Materials provided:
----
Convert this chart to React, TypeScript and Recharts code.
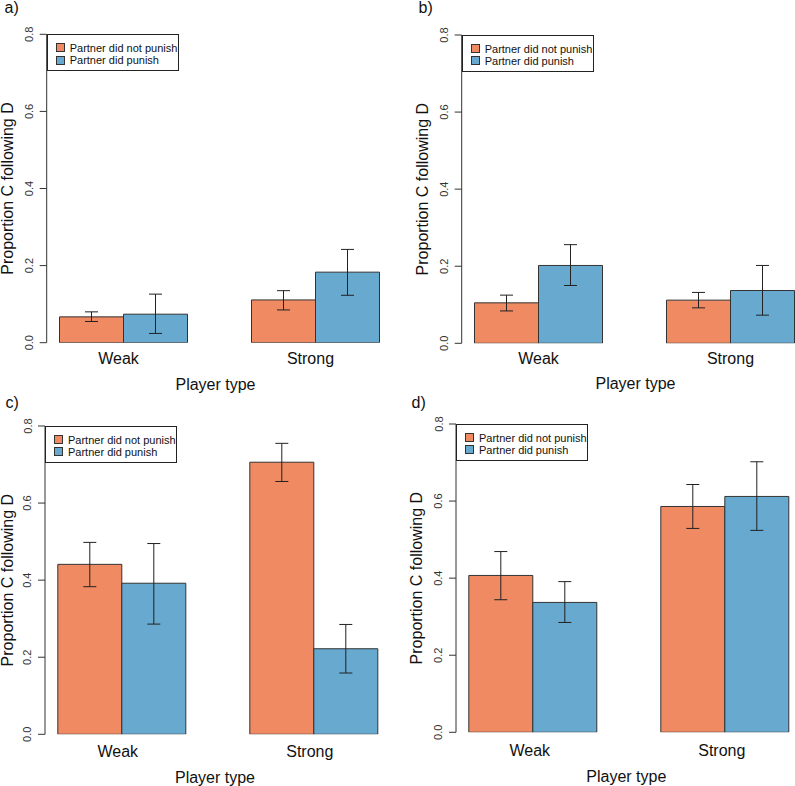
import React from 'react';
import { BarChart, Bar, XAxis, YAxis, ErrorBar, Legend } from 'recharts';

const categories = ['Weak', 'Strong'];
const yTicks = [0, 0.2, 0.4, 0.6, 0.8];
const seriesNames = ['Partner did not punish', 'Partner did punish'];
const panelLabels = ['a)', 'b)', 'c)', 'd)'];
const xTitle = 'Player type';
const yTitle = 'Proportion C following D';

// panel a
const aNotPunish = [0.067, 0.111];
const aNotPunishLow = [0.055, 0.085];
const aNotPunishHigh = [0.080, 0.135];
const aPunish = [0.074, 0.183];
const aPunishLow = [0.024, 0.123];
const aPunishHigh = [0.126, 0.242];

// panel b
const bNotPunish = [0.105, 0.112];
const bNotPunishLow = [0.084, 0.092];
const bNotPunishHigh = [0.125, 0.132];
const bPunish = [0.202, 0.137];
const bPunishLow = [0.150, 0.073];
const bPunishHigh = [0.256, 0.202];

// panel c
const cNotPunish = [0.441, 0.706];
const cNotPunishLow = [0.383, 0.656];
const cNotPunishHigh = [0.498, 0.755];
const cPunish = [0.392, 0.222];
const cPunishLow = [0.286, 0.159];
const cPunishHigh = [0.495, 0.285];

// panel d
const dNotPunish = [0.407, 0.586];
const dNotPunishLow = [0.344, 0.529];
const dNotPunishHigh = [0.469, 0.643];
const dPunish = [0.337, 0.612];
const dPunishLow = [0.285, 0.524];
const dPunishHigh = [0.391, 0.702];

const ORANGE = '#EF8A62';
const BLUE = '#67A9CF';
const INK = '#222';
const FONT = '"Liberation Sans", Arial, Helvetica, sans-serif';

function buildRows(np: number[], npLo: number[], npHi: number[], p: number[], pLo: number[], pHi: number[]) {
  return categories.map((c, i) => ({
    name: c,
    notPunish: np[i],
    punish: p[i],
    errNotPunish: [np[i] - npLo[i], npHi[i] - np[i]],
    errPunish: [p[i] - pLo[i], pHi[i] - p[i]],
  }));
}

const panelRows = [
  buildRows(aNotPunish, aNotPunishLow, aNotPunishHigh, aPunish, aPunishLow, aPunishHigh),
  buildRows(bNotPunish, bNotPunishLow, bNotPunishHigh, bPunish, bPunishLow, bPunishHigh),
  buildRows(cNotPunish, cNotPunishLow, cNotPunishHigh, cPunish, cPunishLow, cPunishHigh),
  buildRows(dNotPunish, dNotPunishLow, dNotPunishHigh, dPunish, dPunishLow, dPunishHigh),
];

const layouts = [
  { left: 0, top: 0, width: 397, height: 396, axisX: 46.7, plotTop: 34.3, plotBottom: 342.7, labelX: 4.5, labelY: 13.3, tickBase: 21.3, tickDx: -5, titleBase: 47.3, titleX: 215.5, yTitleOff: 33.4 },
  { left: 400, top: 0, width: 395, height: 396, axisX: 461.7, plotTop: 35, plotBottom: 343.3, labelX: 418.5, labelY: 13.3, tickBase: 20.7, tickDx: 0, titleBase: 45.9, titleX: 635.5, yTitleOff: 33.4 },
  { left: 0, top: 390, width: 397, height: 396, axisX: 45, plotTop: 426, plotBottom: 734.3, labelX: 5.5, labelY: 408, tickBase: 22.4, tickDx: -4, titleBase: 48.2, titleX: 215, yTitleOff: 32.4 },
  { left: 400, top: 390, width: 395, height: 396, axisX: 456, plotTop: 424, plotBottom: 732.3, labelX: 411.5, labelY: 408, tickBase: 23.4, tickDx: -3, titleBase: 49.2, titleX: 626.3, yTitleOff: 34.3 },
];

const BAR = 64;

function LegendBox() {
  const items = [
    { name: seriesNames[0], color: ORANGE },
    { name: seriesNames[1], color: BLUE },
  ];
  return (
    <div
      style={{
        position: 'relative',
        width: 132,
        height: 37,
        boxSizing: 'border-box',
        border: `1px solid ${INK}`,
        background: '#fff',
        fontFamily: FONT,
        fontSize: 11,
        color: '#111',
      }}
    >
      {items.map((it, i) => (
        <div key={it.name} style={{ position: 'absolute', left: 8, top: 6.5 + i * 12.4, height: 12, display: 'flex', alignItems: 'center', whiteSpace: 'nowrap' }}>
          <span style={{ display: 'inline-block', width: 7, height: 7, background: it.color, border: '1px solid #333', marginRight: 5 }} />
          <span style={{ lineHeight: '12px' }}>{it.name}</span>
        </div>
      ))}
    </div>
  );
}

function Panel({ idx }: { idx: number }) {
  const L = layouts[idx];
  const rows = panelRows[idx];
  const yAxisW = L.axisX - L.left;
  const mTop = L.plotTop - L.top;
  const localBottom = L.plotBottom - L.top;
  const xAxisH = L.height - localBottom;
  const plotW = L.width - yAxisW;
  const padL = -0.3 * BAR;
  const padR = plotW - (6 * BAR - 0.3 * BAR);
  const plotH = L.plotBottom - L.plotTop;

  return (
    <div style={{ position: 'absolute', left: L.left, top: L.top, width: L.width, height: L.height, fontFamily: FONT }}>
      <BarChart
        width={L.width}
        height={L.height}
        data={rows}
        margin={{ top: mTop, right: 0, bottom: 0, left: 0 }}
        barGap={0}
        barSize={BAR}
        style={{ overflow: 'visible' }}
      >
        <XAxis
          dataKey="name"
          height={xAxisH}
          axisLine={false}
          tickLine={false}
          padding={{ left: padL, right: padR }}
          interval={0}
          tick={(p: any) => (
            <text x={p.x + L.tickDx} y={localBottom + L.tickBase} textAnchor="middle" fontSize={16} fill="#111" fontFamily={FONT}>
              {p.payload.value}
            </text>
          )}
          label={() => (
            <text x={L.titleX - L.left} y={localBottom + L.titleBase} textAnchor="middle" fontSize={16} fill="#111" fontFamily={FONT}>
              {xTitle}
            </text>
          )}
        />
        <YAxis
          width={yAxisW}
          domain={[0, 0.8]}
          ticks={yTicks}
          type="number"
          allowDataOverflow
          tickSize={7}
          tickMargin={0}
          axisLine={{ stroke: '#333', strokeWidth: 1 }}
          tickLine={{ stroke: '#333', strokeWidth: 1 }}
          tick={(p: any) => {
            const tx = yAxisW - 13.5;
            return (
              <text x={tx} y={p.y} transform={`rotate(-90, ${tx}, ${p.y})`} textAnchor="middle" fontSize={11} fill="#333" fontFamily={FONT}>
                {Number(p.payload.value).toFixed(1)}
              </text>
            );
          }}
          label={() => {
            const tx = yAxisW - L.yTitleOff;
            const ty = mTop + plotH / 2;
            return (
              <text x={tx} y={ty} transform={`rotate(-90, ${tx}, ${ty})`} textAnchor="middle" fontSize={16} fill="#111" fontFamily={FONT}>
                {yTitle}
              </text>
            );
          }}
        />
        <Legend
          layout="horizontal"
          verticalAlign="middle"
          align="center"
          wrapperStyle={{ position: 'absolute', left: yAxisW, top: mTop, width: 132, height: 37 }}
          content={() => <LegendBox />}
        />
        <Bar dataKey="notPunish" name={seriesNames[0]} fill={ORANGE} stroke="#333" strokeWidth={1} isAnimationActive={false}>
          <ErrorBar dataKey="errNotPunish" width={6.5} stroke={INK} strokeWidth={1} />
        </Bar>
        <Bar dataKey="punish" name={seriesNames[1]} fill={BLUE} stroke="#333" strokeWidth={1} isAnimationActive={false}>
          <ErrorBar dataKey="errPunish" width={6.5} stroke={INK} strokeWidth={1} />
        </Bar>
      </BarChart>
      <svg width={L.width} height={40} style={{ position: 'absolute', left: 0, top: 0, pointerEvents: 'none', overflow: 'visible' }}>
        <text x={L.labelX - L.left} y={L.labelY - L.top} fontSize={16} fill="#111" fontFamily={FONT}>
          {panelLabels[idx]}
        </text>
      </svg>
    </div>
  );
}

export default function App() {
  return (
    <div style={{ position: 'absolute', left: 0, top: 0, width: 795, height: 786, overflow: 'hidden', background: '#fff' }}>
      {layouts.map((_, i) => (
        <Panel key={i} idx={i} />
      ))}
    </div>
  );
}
----
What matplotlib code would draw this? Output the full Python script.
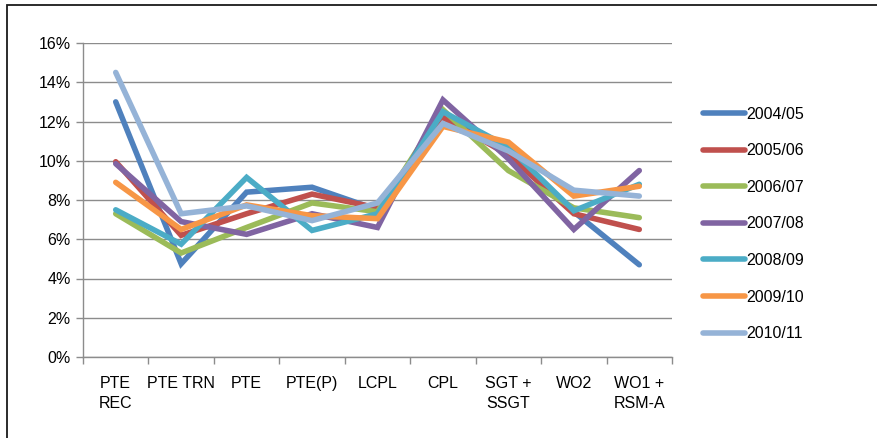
----
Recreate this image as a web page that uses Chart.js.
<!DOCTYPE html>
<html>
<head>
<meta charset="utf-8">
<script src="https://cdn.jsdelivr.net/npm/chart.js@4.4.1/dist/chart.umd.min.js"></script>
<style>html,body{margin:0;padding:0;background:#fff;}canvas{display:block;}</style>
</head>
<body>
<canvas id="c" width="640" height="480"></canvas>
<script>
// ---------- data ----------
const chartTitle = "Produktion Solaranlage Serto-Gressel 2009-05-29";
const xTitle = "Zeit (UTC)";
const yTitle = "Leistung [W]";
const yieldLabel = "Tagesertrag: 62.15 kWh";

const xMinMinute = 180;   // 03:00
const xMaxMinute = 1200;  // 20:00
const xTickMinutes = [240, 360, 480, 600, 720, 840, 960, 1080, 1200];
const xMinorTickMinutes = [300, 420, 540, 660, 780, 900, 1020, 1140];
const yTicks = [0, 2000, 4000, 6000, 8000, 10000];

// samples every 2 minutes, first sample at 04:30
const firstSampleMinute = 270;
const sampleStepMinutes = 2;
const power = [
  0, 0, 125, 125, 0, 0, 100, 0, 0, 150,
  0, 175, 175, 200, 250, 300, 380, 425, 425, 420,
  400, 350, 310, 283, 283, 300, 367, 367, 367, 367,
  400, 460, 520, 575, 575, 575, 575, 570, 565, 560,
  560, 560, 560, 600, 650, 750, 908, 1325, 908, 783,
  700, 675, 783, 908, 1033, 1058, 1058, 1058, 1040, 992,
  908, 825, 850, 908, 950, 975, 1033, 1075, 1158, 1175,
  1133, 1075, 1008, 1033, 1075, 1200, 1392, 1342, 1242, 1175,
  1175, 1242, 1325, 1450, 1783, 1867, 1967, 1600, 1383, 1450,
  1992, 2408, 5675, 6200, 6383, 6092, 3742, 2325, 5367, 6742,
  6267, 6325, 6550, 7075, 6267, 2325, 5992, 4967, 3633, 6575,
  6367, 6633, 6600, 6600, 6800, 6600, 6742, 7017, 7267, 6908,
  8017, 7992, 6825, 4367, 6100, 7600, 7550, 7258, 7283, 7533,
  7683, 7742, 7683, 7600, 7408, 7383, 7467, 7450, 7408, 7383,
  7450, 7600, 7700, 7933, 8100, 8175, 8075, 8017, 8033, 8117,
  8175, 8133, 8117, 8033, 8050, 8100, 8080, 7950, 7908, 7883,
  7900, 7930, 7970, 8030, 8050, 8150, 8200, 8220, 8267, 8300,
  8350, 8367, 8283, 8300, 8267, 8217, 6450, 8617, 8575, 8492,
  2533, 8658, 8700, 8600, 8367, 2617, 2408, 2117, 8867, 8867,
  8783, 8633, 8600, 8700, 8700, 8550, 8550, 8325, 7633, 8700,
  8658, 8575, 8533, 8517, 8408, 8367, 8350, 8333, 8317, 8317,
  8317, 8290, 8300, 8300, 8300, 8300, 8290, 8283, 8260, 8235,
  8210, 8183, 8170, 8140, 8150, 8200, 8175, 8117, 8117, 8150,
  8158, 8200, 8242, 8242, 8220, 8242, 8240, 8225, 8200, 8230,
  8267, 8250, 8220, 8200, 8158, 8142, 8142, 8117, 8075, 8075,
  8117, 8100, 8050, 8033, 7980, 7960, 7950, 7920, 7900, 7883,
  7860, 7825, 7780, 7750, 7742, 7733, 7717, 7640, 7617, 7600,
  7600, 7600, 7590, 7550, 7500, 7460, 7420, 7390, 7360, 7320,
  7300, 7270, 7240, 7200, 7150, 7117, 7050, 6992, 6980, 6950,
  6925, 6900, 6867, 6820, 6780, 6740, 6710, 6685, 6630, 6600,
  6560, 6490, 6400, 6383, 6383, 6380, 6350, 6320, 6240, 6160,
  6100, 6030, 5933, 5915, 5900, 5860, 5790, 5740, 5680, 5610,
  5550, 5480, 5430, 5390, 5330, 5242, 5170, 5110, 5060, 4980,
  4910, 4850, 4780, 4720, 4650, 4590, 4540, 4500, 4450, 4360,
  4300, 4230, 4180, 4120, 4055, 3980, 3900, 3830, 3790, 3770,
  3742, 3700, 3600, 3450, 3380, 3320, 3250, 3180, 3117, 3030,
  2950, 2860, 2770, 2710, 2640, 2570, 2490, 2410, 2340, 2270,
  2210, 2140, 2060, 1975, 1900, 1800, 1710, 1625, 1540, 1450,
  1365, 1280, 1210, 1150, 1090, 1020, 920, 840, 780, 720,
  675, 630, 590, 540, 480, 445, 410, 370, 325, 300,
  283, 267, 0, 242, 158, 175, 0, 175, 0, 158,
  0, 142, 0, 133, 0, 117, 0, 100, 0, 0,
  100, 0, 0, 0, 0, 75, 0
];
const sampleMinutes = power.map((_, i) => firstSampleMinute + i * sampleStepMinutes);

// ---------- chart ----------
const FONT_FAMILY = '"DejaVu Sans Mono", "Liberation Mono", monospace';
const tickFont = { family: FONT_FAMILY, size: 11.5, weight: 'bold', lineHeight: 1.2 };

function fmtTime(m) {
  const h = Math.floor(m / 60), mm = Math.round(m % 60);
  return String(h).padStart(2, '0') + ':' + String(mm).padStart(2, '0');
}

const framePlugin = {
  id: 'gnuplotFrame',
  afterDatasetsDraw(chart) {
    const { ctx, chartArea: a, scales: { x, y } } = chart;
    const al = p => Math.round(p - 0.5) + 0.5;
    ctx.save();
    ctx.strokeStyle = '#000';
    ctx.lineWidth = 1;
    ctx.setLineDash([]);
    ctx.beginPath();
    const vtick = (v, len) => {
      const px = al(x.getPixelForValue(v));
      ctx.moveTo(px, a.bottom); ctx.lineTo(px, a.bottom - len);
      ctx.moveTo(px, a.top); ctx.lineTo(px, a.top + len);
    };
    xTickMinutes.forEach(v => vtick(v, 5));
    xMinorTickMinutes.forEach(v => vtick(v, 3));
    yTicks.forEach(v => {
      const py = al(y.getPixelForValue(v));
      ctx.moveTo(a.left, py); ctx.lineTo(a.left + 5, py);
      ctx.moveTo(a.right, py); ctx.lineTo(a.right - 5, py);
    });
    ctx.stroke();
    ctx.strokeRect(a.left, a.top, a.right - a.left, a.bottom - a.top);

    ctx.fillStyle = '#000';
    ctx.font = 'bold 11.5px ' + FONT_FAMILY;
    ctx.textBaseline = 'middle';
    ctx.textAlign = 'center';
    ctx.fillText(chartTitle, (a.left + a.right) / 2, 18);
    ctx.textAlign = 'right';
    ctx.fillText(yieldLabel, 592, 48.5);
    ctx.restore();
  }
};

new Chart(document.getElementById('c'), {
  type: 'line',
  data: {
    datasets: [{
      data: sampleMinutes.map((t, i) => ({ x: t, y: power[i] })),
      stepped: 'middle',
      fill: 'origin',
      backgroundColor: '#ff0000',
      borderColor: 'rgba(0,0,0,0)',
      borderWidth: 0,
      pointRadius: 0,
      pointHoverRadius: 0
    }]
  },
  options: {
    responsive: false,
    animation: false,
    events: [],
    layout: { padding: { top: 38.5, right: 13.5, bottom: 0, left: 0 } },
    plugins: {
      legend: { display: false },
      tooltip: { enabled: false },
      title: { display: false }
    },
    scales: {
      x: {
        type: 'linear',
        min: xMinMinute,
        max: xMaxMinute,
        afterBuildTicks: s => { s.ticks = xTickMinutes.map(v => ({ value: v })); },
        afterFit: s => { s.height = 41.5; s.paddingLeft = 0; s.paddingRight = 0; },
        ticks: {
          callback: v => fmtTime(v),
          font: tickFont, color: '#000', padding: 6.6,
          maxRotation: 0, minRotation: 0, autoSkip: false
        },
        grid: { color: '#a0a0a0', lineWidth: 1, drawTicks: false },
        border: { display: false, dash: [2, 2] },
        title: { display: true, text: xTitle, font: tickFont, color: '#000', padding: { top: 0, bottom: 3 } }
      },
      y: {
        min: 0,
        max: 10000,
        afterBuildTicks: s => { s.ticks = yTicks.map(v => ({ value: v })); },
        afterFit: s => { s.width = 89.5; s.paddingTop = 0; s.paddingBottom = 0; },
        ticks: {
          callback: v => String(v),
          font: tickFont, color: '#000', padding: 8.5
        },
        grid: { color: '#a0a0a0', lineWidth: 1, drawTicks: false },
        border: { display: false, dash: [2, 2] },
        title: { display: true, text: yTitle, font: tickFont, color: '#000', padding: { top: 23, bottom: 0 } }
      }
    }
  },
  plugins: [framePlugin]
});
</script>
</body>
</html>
----
Exercise task: Exactly repeat the lines from the line with "Recreate this image" to the line with "const yTicks = [0, 2000, 4000, 6000, 8000, 10000];", including both, and output nothing else.

Answer to this problem:
Recreate this image as a web page that uses Chart.js.
<!DOCTYPE html>
<html>
<head>
<meta charset="utf-8">
<script src="https://cdn.jsdelivr.net/npm/chart.js@4.4.1/dist/chart.umd.min.js"></script>
<style>html,body{margin:0;padding:0;background:#fff;}canvas{display:block;}</style>
</head>
<body>
<canvas id="c" width="640" height="480"></canvas>
<script>
// ---------- data ----------
const chartTitle = "Produktion Solaranlage Serto-Gressel 2009-05-29";
const xTitle = "Zeit (UTC)";
const yTitle = "Leistung [W]";
const yieldLabel = "Tagesertrag: 62.15 kWh";

const xMinMinute = 180;   // 03:00
const xMaxMinute = 1200;  // 20:00
const xTickMinutes = [240, 360, 480, 600, 720, 840, 960, 1080, 1200];
const xMinorTickMinutes = [300, 420, 540, 660, 780, 900, 1020, 1140];
const yTicks = [0, 2000, 4000, 6000, 8000, 10000];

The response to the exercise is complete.